Problem to work on: Leave out the pictures and restate the rest of the data exactly.

Data section:
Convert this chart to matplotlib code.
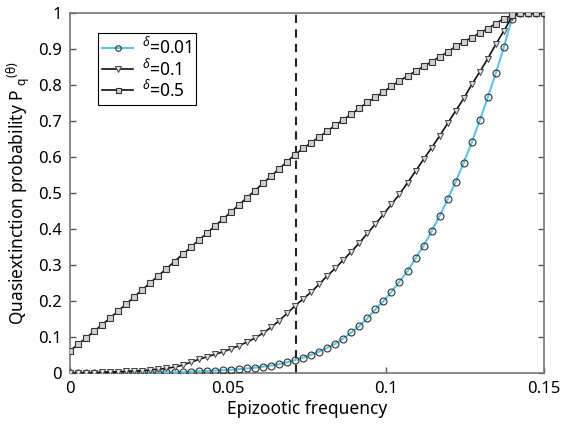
import numpy as np
import matplotlib
matplotlib.use("Agg")
import matplotlib.pyplot as plt

plt.rcParams['font.family'] = ['Noto Sans', 'DejaVu Sans']
plt.rcParams['mathtext.fontset'] = 'custom'
plt.rcParams['mathtext.rm'] = 'Noto Sans'
plt.rcParams['mathtext.it'] = 'Noto Sans:italic'

# frecuencia epizoótica: 60 puntos de 0 a 0.15
frecuencia = np.linspace(0, 0.15, 60)

# delta = 0.01
p_001 = [0.0, 0.0, 0.0, 0.0, 0.0, 0.0, 0.0, 0.0, 0.0005, 0.0008,
         0.001, 0.0015, 0.002, 0.0025, 0.003, 0.004, 0.005, 0.006, 0.007, 0.008,
         0.009, 0.011, 0.013, 0.015, 0.018, 0.021, 0.025, 0.030, 0.036, 0.043,
         0.051, 0.060, 0.070, 0.082, 0.096, 0.113, 0.131, 0.152, 0.177, 0.200,
         0.226, 0.254, 0.283, 0.319, 0.354, 0.394, 0.437, 0.483, 0.532, 0.585,
         0.641, 0.703, 0.766, 0.834, 0.906, 0.985, 1.0, 1.0, 1.0, 1.0]

# delta = 0.1
p_01 = [0.0, 0.0005, 0.001, 0.0015, 0.002, 0.003, 0.004, 0.005, 0.006, 0.007,
        0.009, 0.011, 0.013, 0.017, 0.022, 0.030, 0.038, 0.045, 0.052, 0.059,
        0.067, 0.076, 0.086, 0.097, 0.111, 0.127, 0.145, 0.166, 0.187, 0.206,
        0.225, 0.247, 0.270, 0.291, 0.314, 0.337, 0.362, 0.388, 0.414, 0.441,
        0.469, 0.497, 0.529, 0.561, 0.594, 0.626, 0.659, 0.694, 0.729, 0.763,
        0.802, 0.837, 0.874, 0.914, 0.951, 0.990, 1.0, 1.0, 1.0, 1.0]

# delta = 0.5
p_05 = [0.062, 0.080, 0.098, 0.116, 0.135, 0.153, 0.173, 0.192, 0.212, 0.232,
        0.251, 0.271, 0.290, 0.310, 0.330, 0.349, 0.369, 0.388, 0.408, 0.427,
        0.447, 0.467, 0.487, 0.507, 0.527, 0.547, 0.567, 0.587, 0.607, 0.624,
        0.640, 0.656, 0.672, 0.688, 0.704, 0.719, 0.736, 0.752, 0.766, 0.781,
        0.797, 0.812, 0.825, 0.839, 0.852, 0.865, 0.879, 0.892, 0.908, 0.920,
        0.932, 0.945, 0.957, 0.971, 0.985, 0.994, 1.0, 1.0, 1.0, 1.0]

umbral = 0.0715

xticks = [0, 0.05, 0.1, 0.15]
xtick_labels = ['0', '0.05', '0.1', '0.15']
yticks = [0, 0.1, 0.2, 0.3, 0.4, 0.5, 0.6, 0.7, 0.8, 0.9, 1.0]
ytick_labels = ['0', '0.1', '0.2', '0.3', '0.4', '0.5', '0.6', '0.7', '0.8', '0.9', '1']

fig = plt.figure(figsize=(5.65, 4.24), dpi=100)
ax = fig.add_axes([0.124, 0.120, 0.839, 0.849])

ax.axvline(umbral, color='#222222', linestyle=(0, (4, 3)), linewidth=1.5, zorder=1)

ax.plot(frecuencia, p_001, color='#5cc4ec', linewidth=1.5, marker='o', markersize=5,
        markerfacecolor='none', markeredgecolor='#333333', markeredgewidth=0.8,
        label=r'$^{\delta}$=0.01', zorder=3)
ax.plot(frecuencia, p_01, color='#111111', linewidth=1.2, marker='v', markersize=5,
        markerfacecolor='#e0e0e0', markeredgecolor='#444444', markeredgewidth=0.7,
        label=r'$^{\delta}$=0.1', zorder=4)
ax.plot(frecuencia, p_05, color='#111111', linewidth=1.2, marker='s', markersize=4.5,
        markerfacecolor='#d0d0d0', markeredgecolor='#333333', markeredgewidth=0.8,
        label=r'$^{\delta}$=0.5', zorder=5)

ax.set_xlim(0, 0.15)
ax.set_ylim(0, 1)
ax.set_xticks(xticks)
ax.set_xticklabels(xtick_labels)
ax.set_yticks(yticks)
ax.set_yticklabels(ytick_labels)
ax.tick_params(direction='in', length=4, width=1, color='#555555', labelsize=12,
               right=True, top=False, pad=6)
for s in ax.spines.values():
    s.set_color('#777777')
    s.set_linewidth(1.2)

ax.set_xlabel('Epizootic frequency', fontsize=12.5, labelpad=2)
ax.set_ylabel(r'Quasiextinction probability P $_\mathregular{q}$$^\mathregular{(θ)}$',
              fontsize=12.5, labelpad=4)

leg = ax.legend(loc='upper left', bbox_to_anchor=(0.058, 0.946), borderaxespad=0,
                fancybox=False, edgecolor='black', fontsize=12.5, handlelength=1.8,
                handletextpad=0.5, labelspacing=0.0, borderpad=0.25, framealpha=1,
                markerscale=0.8)
leg.get_frame().set_linewidth(0.8)

fig.savefig('out.png', dpi=100)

Response to this task:
Convert this chart to matplotlib code.
import numpy as np
import matplotlib
matplotlib.use("Agg")
import matplotlib.pyplot as plt

plt.rcParams['font.family'] = ['Noto Sans', 'DejaVu Sans']
plt.rcParams['mathtext.fontset'] = 'custom'
plt.rcParams['mathtext.rm'] = 'Noto Sans'
plt.rcParams['mathtext.it'] = 'Noto Sans:italic'

# frecuencia epizoótica: 60 puntos de 0 a 0.15
frecuencia = np.linspace(0, 0.15, 60)

# delta = 0.01
p_001 = [0.0, 0.0, 0.0, 0.0, 0.0, 0.0, 0.0, 0.0, 0.0005, 0.0008,
         0.001, 0.0015, 0.002, 0.0025, 0.003, 0.004, 0.005, 0.006, 0.007, 0.008,
         0.009, 0.011, 0.013, 0.015, 0.018, 0.021, 0.025, 0.030, 0.036, 0.043,
         0.051, 0.060, 0.070, 0.082, 0.096, 0.113, 0.131, 0.152, 0.177, 0.200,
         0.226, 0.254, 0.283, 0.319, 0.354, 0.394, 0.437, 0.483, 0.532, 0.585,
         0.641, 0.703, 0.766, 0.834, 0.906, 0.985, 1.0, 1.0, 1.0, 1.0]

# delta = 0.1
p_01 = [0.0, 0.0005, 0.001, 0.0015, 0.002, 0.003, 0.004, 0.005, 0.006, 0.007,
        0.009, 0.011, 0.013, 0.017, 0.022, 0.030, 0.038, 0.045, 0.052, 0.059,
        0.067, 0.076, 0.086, 0.097, 0.111, 0.127, 0.145, 0.166, 0.187, 0.206,
        0.225, 0.247, 0.270, 0.291, 0.314, 0.337, 0.362, 0.388, 0.414, 0.441,
        0.469, 0.497, 0.529, 0.561, 0.594, 0.626, 0.659, 0.694, 0.729, 0.763,
        0.802, 0.837, 0.874, 0.914, 0.951, 0.990, 1.0, 1.0, 1.0, 1.0]

# delta = 0.5
p_05 = [0.062, 0.080, 0.098, 0.116, 0.135, 0.153, 0.173, 0.192, 0.212, 0.232,
        0.251, 0.271, 0.290, 0.310, 0.330, 0.349, 0.369, 0.388, 0.408, 0.427,
        0.447, 0.467, 0.487, 0.507, 0.527, 0.547, 0.567, 0.587, 0.607, 0.624,
        0.640, 0.656, 0.672, 0.688, 0.704, 0.719, 0.736, 0.752, 0.766, 0.781,
        0.797, 0.812, 0.825, 0.839, 0.852, 0.865, 0.879, 0.892, 0.908, 0.920,
        0.932, 0.945, 0.957, 0.971, 0.985, 0.994, 1.0, 1.0, 1.0, 1.0]

umbral = 0.0715

xticks = [0, 0.05, 0.1, 0.15]
xtick_labels = ['0', '0.05', '0.1', '0.15']
yticks = [0, 0.1, 0.2, 0.3, 0.4, 0.5, 0.6, 0.7, 0.8, 0.9, 1.0]
ytick_labels = ['0', '0.1', '0.2', '0.3', '0.4', '0.5', '0.6', '0.7', '0.8', '0.9', '1']

fig = plt.figure(figsize=(5.65, 4.24), dpi=100)
ax = fig.add_axes([0.124, 0.120, 0.839, 0.849])

ax.axvline(umbral, color='#222222', linestyle=(0, (4, 3)), linewidth=1.5, zorder=1)

ax.plot(frecuencia, p_001, color='#5cc4ec', linewidth=1.5, marker='o', markersize=5,
        markerfacecolor='none', markeredgecolor='#333333', markeredgewidth=0.8,
        label=r'$^{\delta}$=0.01', zorder=3)
ax.plot(frecuencia, p_01, color='#111111', linewidth=1.2, marker='v', markersize=5,
        markerfacecolor='#e0e0e0', markeredgecolor='#444444', markeredgewidth=0.7,
        label=r'$^{\delta}$=0.1', zorder=4)
ax.plot(frecuencia, p_05, color='#111111', linewidth=1.2, marker='s', markersize=4.5,
        markerfacecolor='#d0d0d0', markeredgecolor='#333333', markeredgewidth=0.8,
        label=r'$^{\delta}$=0.5', zorder=5)

ax.set_xlim(0, 0.15)
ax.set_ylim(0, 1)
ax.set_xticks(xticks)
ax.set_xticklabels(xtick_labels)
ax.set_yticks(yticks)
ax.set_yticklabels(ytick_labels)
ax.tick_params(direction='in', length=4, width=1, color='#555555', labelsize=12,
               right=True, top=False, pad=6)
for s in ax.spines.values():
    s.set_color('#777777')
    s.set_linewidth(1.2)

ax.set_xlabel('Epizootic frequency', fontsize=12.5, labelpad=2)
ax.set_ylabel(r'Quasiextinction probability P $_\mathregular{q}$$^\mathregular{(θ)}$',
              fontsize=12.5, labelpad=4)

leg = ax.legend(loc='upper left', bbox_to_anchor=(0.058, 0.946), borderaxespad=0,
                fancybox=False, edgecolor='black', fontsize=12.5, handlelength=1.8,
                handletextpad=0.5, labelspacing=0.0, borderpad=0.25, framealpha=1,
                markerscale=0.8)
leg.get_frame().set_linewidth(0.8)

fig.savefig('out.png', dpi=100)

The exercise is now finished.